Ballerina di lap dance cocainomane, Molly alias Brittany Allen è in viaggio in automobile insieme al gangster-fidanzato Nick, ovvero Merwin Mondesir,
sulle strade desertiche di una decadente Las Vegas che è stata
devastata da un’apocalisse zombesca; fino al momento in cui il veicolo
rimane bloccato nella sabbia.Con
la donna destinata a rimanere sola in questa rovente e soffocante
scenografia aperta, potrebbe inizialmente tornare alla memoria la
situazione su cui è stato costruito il dramma thriller d’ambientazione
bellica Mine (2016) di Fabio Resinaro e Fabio Guaglione,
riguardante un soldato bloccato con il piede su una mina pronta ad
esplodere; anche se, in fatto di unica circostanza dilatata ad intero
lungometraggio tirando in ballo aggressivi morti viventi, un esempio che
viene in mente è, di sicuro, Almost dead (2016) di Giorgio Bruno, strutturato per intero su salme a passeggio attorno ad una ragazza rinchiusa in una macchina in panne tra i boschi.

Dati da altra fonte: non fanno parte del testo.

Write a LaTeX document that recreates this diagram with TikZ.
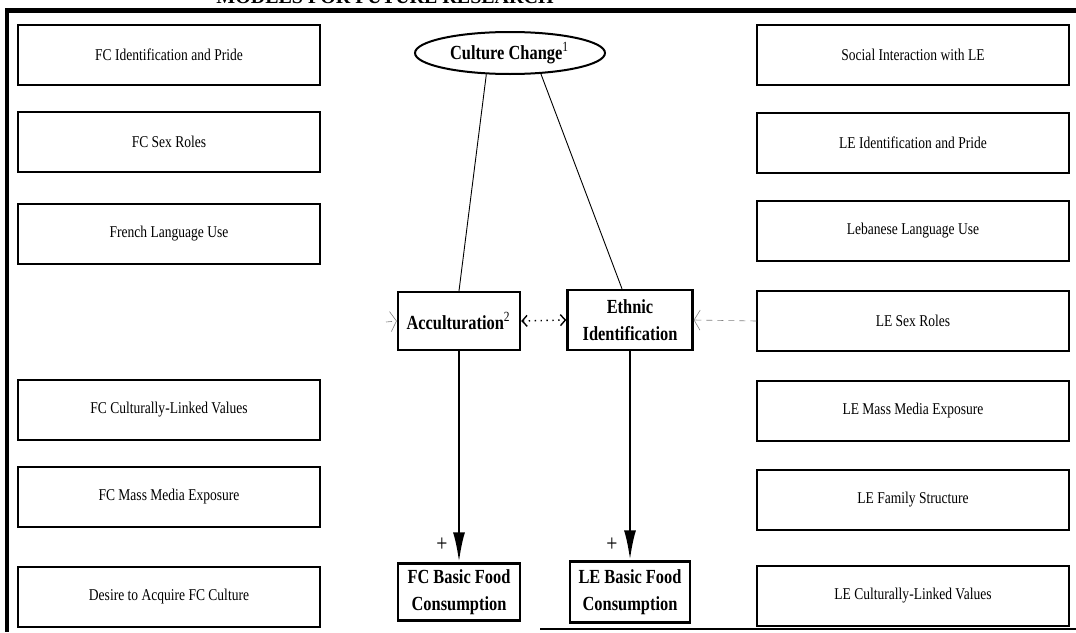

Diretto dal Colin Minihan che, sotto pseudonimo The Vicious Brothers, aveva firmato insieme a Stuart Ortiz – qui co-sceneggiatore accanto a lui – il tutt’altro che disprezzabile found footage ESP – Fenomeni paranormali (2011), It staints the sand red (2016),
però, prende una via maggiormente inaspettata e originale, una volta
entrato in scena un lento e dinoccolato zombi interpretato da Juan Riedinger.

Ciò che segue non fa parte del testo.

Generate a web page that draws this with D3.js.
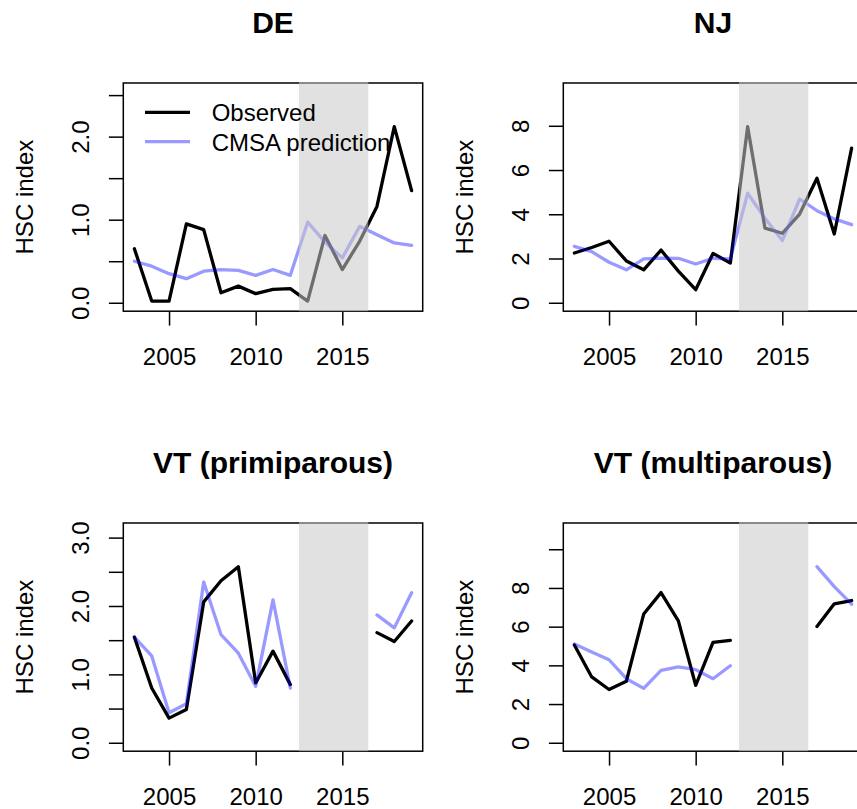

Perché, se inizialmente quest’ultimo rappresenta per la protagonista
il pericolo da cui fuggire al fine di evitare di essere sbranata, nel
vagare sulla sabbia le cose cominciano inspiegabilmente a cambiare,
tanto che sembra assumere quasi il comportamento di un forse docile
animale domestico che le va dietro con intenti non pericolosi nei suoi
confronti.
Uno strambo rapporto che si instaura progressivamente
tra i due e che provvede a rovesciare, quindi, le premesse iniziali, con
il cadavere camminante che si fa compagno e confessore di Molly, della
quale apprendiamo dettagli sulla vita attraverso brevi flashback.
Una
Molly che, senza esitare neppure ad usare il proprio assorbente
imbevuto di sangue come esca per zombi (!!!), incrocia strada facendo
anche altri personaggi, tra cui due pericolosi stupratori che arrivano
perfino ad ignorare il suo ciclo mestruale pur di violentarla; man mano
che, infarcita in parte d’ironia fin dall’inizio, la oltre ora e mezza
di visione si rivela un percorso di consapevolezza e di crescita atto a
fornire un’allegoria in fotogrammi relativa al ritrovato senso della
maternità.
Prima che, tra una tempesta di sabbia e un trapano
conficcato nella fronte di un ritornante come avveniva in una delle
storiche immagini del romeriano Il giorno degli zombi (1985),
simile anche nel fatto che vi era l’addomesticato resuscitato Bub,
l’atipico zombie movie approdi ad un finale apertissimo.
In una limited edition blu-ray racchiusa in custodia amaray inserita in slipcase cartonato, con il titolo Deserto rosso sangue – a metà tra Michelangelo Antonioni e Stephen King,
dunque – Koch Media lo rende disponibile per il mercato dell’home video
italiano all’interno della sua collana Midnight Factory, corredato di
booklet nella confezione e di sezione extra rappresentata da trailer,
dieci minuti di making of e tre di clip Sul set, concepita alla maniera di vecchio cinegiornale.